Okay, so save the world but drown the Baptists. "It's kind of meant to have a bit of a sense of humour to it. It's not too serious. I mean, I don't want to drown anybody. I don't think people should drown Baptists.
"It's just kind of funny how if you get baptised, you get put into water. So it's just like, see how they like it, check it out. I don't want to start any trouble. It's just a bit of a poem."
Producer Wayne Connolly (You Am I, Died Pretty, Knievel) is looking after these sessions and no one's quite sure where the songs will end up. They could be demos, or if they sound good enough, perhaps even set the foundations of album two. What makes these sessions particularly interesting is that it's the first time this line-up of The Vines - which has hundreds of live shows of experience behind it now - has been in a studio together aside from recording the B-side track, Ms Jackson. Griffiths and Rosser joined the band after Highly Evolved was in the can.
Even before the actual release of the debut album last April, Nicholls and Matthews were telling everyone that they basically already had its follow-up ready to go. All they had to do was find some time to record it.
A year or so on, Nicholls says that "original blueprint still stands, give or take a couple of new songs we've got. Which I didn't think we were going to use at the time because we had a lot of songs to chose from when we were doing the first one and we had some really good ones left over. But there are a couple of new ones. I guess...the lyrics are better.
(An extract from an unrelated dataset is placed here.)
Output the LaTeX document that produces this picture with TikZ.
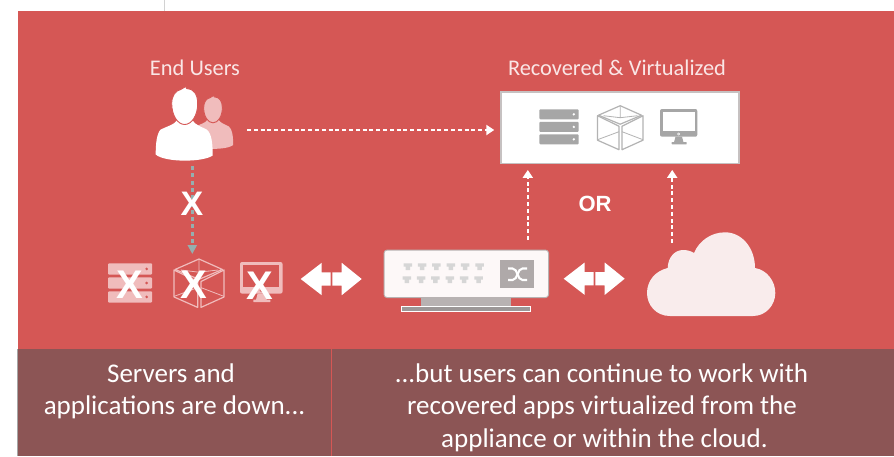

"And I think that some of these newer songs...not that the older ones...you know, they're good. I've got all these other new songs as well but it's a matter of, like, fitting everything into the album, choosing the right stuff and getting the right mix. I think the lyrics are better. And I think we can get it to sound better, so..."
This early in the piece, Nicholls thinks The Vines will eventually head back to sunny Los Angeles with Rob Schnapf ( Highly Evolved's producer ) when the time comes to record the bulk of the much antipicated new record.
"We have thought about it, yeah, and maybe we'll record with Rob," says Nicholls. "We really got along with him and he really understood us, like, as a band. And what we're doing and, you know, the songs. He said we were an album band and that's what I always thought we were. Because we have a lot of different things - all the songs, they make up the band.
"But we're recording with Wayne right now so we may, out of these four songs, get one that we think, 'Oh yeah, this is great'. And we use that. So it's cool. We've recorded with Wayne before, a little while ago, and it's good, I guess, we get a bit of an opportunity to choose and take a bit of time and stuff like that, so it's not really all that rushed.
"Because we feel it, we've wanted to make the album for a long time. Because I was going to say we make a double album for the first one and that was too much. I'm glad that we didn't. Maybe it would have been okay but we've got new songs since then which I've been writing."
By the time you read this, The Vines will be back on tour through North America for 24 dates with The Music. They then move on to the UK for another eight shows. So at this stage, it looks like the band could start work proper on a new album in Los Angeles as early as next month.
[Late - 2001]
With the sessions for Highly Evolved in Los Angeles blowing out from a predicted two months into six, nerves get frayed and things get a little crazy. David Olliffe, The Vines' original drummer and co-writer of several songs, clashes with producer Rob Schnapf and decides to head home to Sydney for a break, which becomes a permanent departure.
[June - 2002]
Appearing in the first of what would become a regular cover stories in London's NME, singer Craig Nicholls freaks out during the interview when asked what school he went to and reportedly locks himself in a toilet for three hours.
[September 2002]
While being interviewed by Richard Kingsmill on Triple J, Nicholls cracks a wobbly when asked about bad reviews from recent shows in Melbourne. The furious singer trounces out of the ABC studios, swearing at the top of his voice, pushing over every bit of office furniture that stands in his way.
[December 2002]
The Vines get kicked off high-rating US chat show The Tonight Show with Jay Leno, after Nicholls starts destroying the set during the band's afternoon rehearsals. "Yeah, The Vines were supposed to be here tonight," Leno tells his national US audience. "What happened? They got in a fight. They were, like, loaded at 6:00pm." Two nights later during a gig in Boston, a broken bass string reportedly leads to Nicholls attacking bassist Pat Matthews. They start brawling and fall off the stage, into the audience.
[January 2002]
During an interview with London's NME, Nicholls destroys a female reporter's tape-recorder when she asks how close The Vines came to breaking up. That night he does the soundcheck for the band's Brisbane show with the shattered machine hanging off his guitar. If that doesn't say rock star, what does?